Faced with increased competition and sluggish Chinese consumption, the Alibaba group has decided to refocus on its core business: online commerce. To do this, it sold non-strategic assets, such as its stake in Sun Art Retail, to improve its operational efficiency.
For the Chinese e-commerce giant, Alibaba, the strategy now seems clear: continue development primarily in online commerce. Indeed, faced with increasingly fierce competition, Alibaba has just made the sale of its physical distribution division of the Sun Art Retail group, former subsidiary of Auchan, approximately 74% of its capital to the Chinese investment company DCP Capital. A sale which means a loss estimated between 1.2 billion and 1.5 billion euros.
A disappointing 2024
During 2024, Alibaba launched the largest restructuring in its history, dividing the group into six separate entities and replacing CEO Daniel Zhang.

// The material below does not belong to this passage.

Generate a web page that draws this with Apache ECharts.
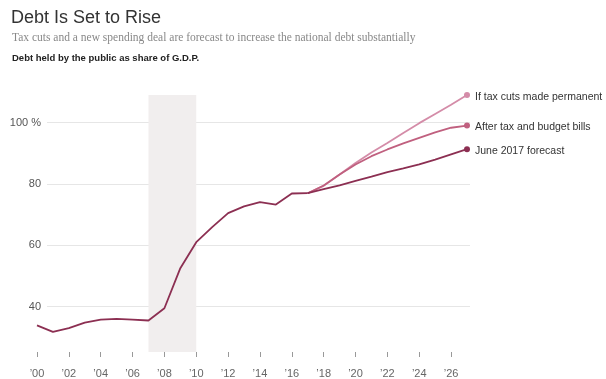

Despite these measures, its growth remains moderate (5% during the second quarter of its staggered fiscal year), in particular due to competition from new players like Temu and sluggish Chinese consumption. Furthermore, growth in retail sales in China slowed in November, to 3% year-on-year, a sign of continued sluggish consumption despite a semblance of recovery in December.
Alibaba is now looking to strengthen its operational efficiency while continuing to invest in its core businesses, but its future remains uncertain in an increasingly complex market.